ODE reporter Alex Tomchak Scott reported that the Senate has decided Tublitz did win the ballot and will be President after Gilkey. Story here. The alternative candidate does not have tenure and in our view a Senate president without tenure would be too beholden to the administration and unable to provide the necessary check and balance. The latest news is that the FAC has “confirmed” this decision.

5/30/2009:
Daily Emerald article says that at the 5/27 UO Senate meeting President Paul van Donkelaar decided after he knew the outcome of the voting for the 2010-2011 Senate President that there was no quorum and that the vote would be done over in October. The obvious interpretation is that Nathan Tublitz had the most votes, and that Paul made this decision to increase the chance of the election of an alternative he preferred. This is not a pleasant conclusion, so if someone knows more or has an alternative interpretation of what happened, please comment.

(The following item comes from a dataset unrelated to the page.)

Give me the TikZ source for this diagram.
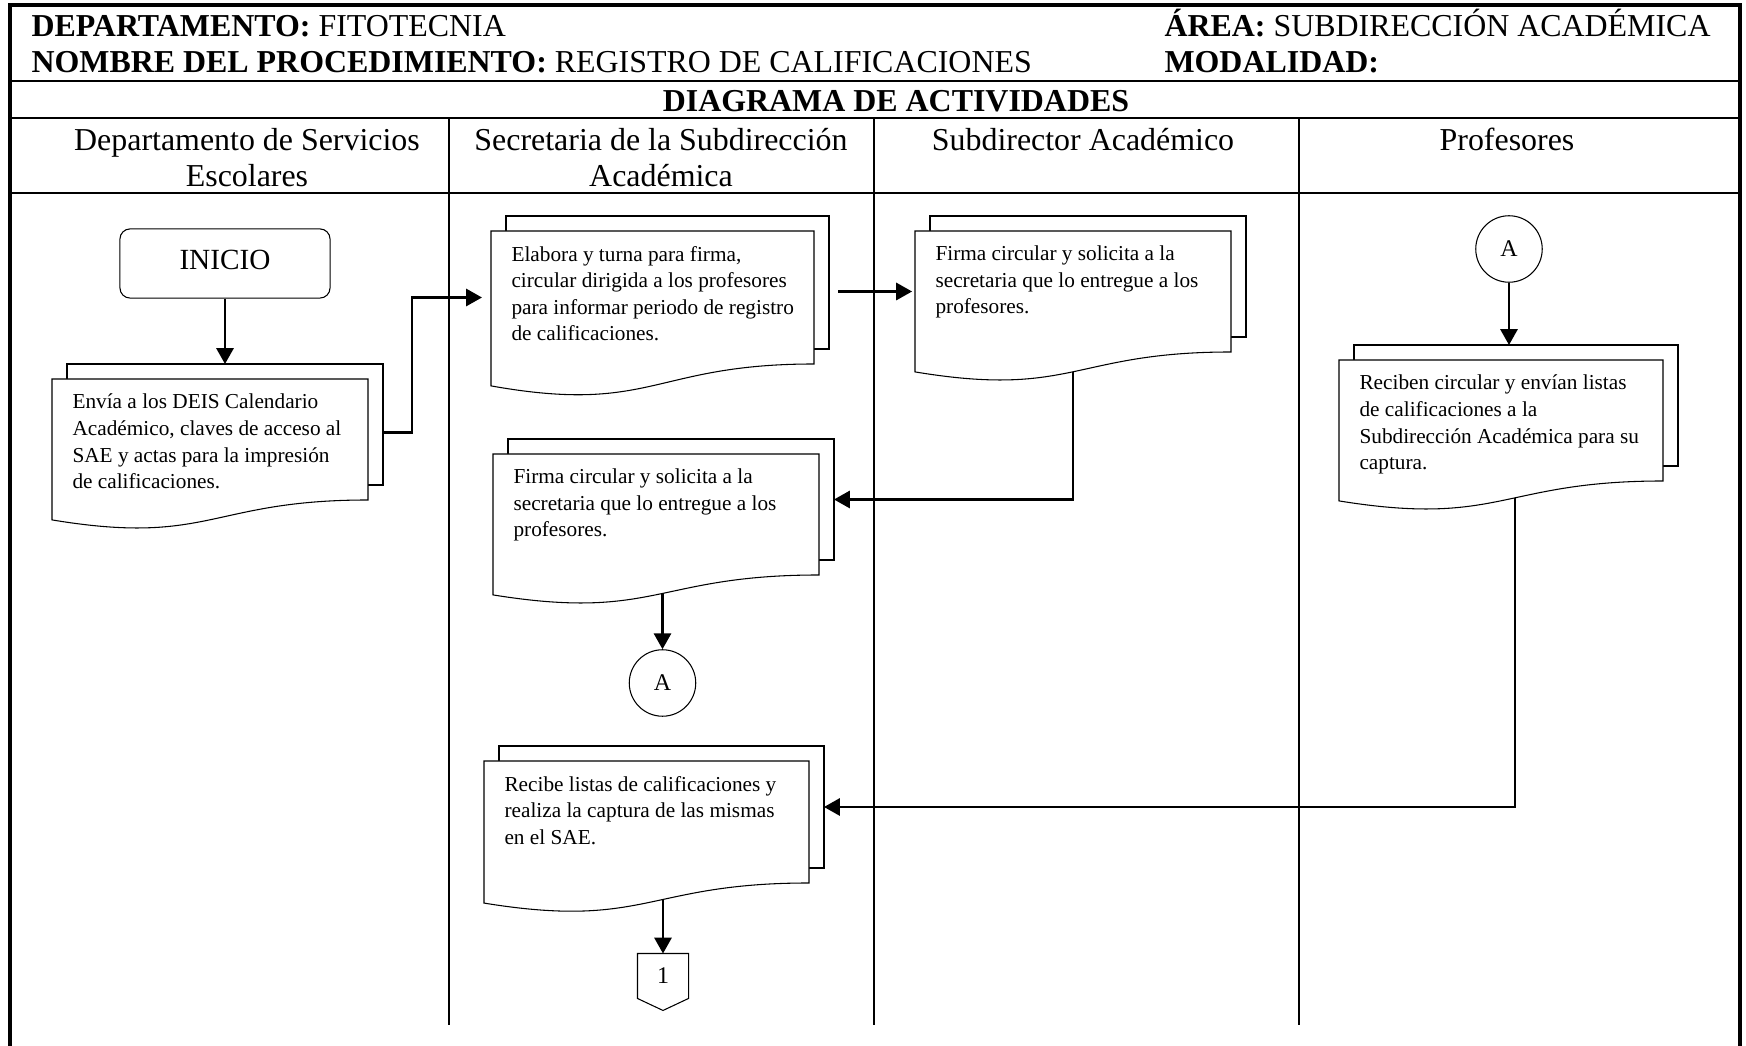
\documentclass[tikz,border=0pt]{standalone}
\usepackage{fontspec}
\setmainfont{Liberation Serif}
\usetikzlibrary{arrows.meta,calc}
\pgfdeclarelayer{bg}
\pgfsetlayers{bg,main}

% multidocument: name, left, top, right, right-bottom, text
\newcommand{\multidoc}[6]{%
  \pgfmathsetmacro{\docH}{(#5-#3)/0.802}%
  \pgfmathsetmacro{\docLB}{#3+0.934*\docH}%
  \pgfmathsetmacro{\docCtl}{#3+1.108*\docH}%
  \pgfmathsetmacro{\docMid}{(#2+#4)/2}%
  \pgfmathsetmacro{\docYm}{(#3+#5)/2}%
  \draw[sheet] (#2+15,#3-15) rectangle (#4+15,#5-15);
  \draw[sheet] (#2,#3) -- (#4,#3) -- (#4,#5) .. controls (\docMid,#5) and (\docMid,\docCtl) .. (#2,\docLB) -- cycle;
  \coordinate (#1-n) at (\docMid+15,#3-15);
  \coordinate (#1-e) at (#4+15,\docYm-15);
  \coordinate (#1-w) at (#2,\docYm);
  \coordinate (#1-c) at (\docMid,\docYm);
  \node[doctext] (#1) at (#2+20,#3+14.5) {#6};
}

\begin{document}
\begin{tikzpicture}[x=0.376pt,y=-0.376pt,
    frame/.style={line width=1.5pt},
    rule/.style={line width=1pt},
    sheet/.style={draw,fill=white,line width=0.4pt},
    doctext/.style={anchor=north west,inner sep=0pt,align=left,
      font=\fontsize{8pt}{10pt}\selectfont,execute at begin node=\strut},
    head/.style={inner sep=0pt,font=\fontsize{12pt}{13.5pt}\selectfont},
    lanehead/.style={head,anchor=north,align=center,execute at begin node=\strut},
    startbox/.style={draw,line width=0.4pt,rounded corners=3.8pt,minimum width=79pt,
      minimum height=26pt,inner sep=0pt,text depth=3pt,font=\fontsize{11pt}{13pt}\selectfont},
    connector/.style={circle,draw,fill=white,line width=0.4pt,minimum size=25pt,
      inner sep=0pt,font=\fontsize{9pt}{11pt}\selectfont},
    offpage/.style={minimum width=18.8pt,minimum height=16.5pt,inner sep=0pt,
      font=\fontsize{9pt}{11pt}\selectfont},
    flow/.style={line width=0.9pt,-{Triangle[length=6pt,width=6.5pt]}}]
  \useasboundingbox (0,0) rectangle (1746,1046);

  \draw[frame] (10,1046) -- (10,5) -- (1740,5) -- (1740,1046);
  \draw[rule] (10,81) -- (1740,81);
  \draw[rule] (10,118) -- (1740,118);
  \draw[rule] (10,193) -- (1740,193);
  \foreach \x in {449,874,1299}
    \draw[rule] (\x,118) -- (\x,1025);

  \node[head,anchor=base west] (dep) at (31,37) {\textbf{DEPARTAMENTO:} FITOTECNIA};
  \node[head,anchor=base west] (nom) at (31,72.5) {\textbf{NOMBRE DEL PROCEDIMIENTO:} REGISTRO DE CALIFICACIONES};
  \node[head,anchor=base west] (area) at (1164,37) {\textbf{ÁREA:} SUBDIRECCIÓN ACADÉMICA};
  \node[head,anchor=base west] (mod) at (1164,72.5) {\textbf{MODALIDAD:}};
  \node[head,anchor=base] (diag) at (896,111.5) {\textbf{DIAGRAMA DE ACTIVIDADES}};

  \node[lanehead] (dse) at (247,127.5) {Departamento de Servicios\\Escolares};
  \node[lanehead] (ssa) at (661,127.5) {Secretaria de la Subdirección\\Académica};
  \node[lanehead] (sda) at (1083,124.5) {Subdirector Académico};
  \node[lanehead] (pro) at (1507,124.5) {Profesores};

  \node[startbox] (inicio) at (225,263.5) {INICIO};
  \multidoc{d1}{52}{379}{368}{500}{Envía a los DEIS Calendario\\Académico, claves de acceso al\\SAE y actas para la impresión\\de calificaciones.}
  \multidoc{d2}{491}{231}{814}{364}{Elabora y turna para firma,\\circular dirigida a los profesores\\para informar periodo de registro\\de calificaciones.}
  \multidoc{d3}{915}{231}{1231}{352}{Firma circular y solicita a la\\secretaria que lo entregue a los\\profesores.}
  \multidoc{d4}{493}{454}{819}{575}{Firma circular y solicita a la\\secretaria que lo entregue a los\\profesores.}
  \multidoc{d5}{484}{761}{809}{883}{Recibe listas de calificaciones y\\realiza la captura de las mismas\\en el SAE.}
  \multidoc{d6}{1339}{360}{1663}{481}{Reciben circular y envían listas\\de calificaciones a la\\Subdirección Académica para su\\captura.}
  \node[connector] (A1) at (662.5,683) {A};
  \node[connector] (A2) at (1509,249) {A};
  \node[offpage] (off1) at (663,976) {1};
  \draw[line width=0.4pt] (off1.north west) -- (off1.north east) -- (off1.south east)
    -- ($(off1.south)+(0,12)$) -- (off1.south west) -- cycle;

  \begin{pgfonlayer}{bg}
    \draw[flow] (inicio) -- (inicio |- d1-n);
    \draw[flow,shorten >=3.4pt] ($(d1-e)+(0,8)$) -- ++(29,0) |- (d2-w);
    \draw[flow,shorten <=3.4pt,shorten >=1.1pt] (d2-e |- d3-w) -- (d3-w);
    \draw[flow] (d3-c) |- (d4-e);
    \draw[flow] (A1 |- d4-c) -- (A1);
    \draw[flow] (A2) -- (A2 |- d6-n);
    \draw[flow] ($(d6-c)+(14,0)$) |- (d5-e);
    \draw[flow] (off1 |- d5-c) -- (off1);
  \end{pgfonlayer}
\end{tikzpicture}
\end{document}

Just to be clear, we think the biggest problem with the Senate is that it has no input into basic budgeting decisions: like how much money will UO spend on academics, how much on administrators, how much on CAS, how much on Bend and Portland. The Senate doesn’t even have any credible information about current expenditures, because Frohnmayer, Bean and Dyke lie with impunity to the Senate and to the Senate Finance Committee about how they spend UO’s money. This problem needs to be fixed. Until it is the Senate does more bad than good, because it lets the administration claim their most bizarre and self-serving decisions have the consent of the faculty.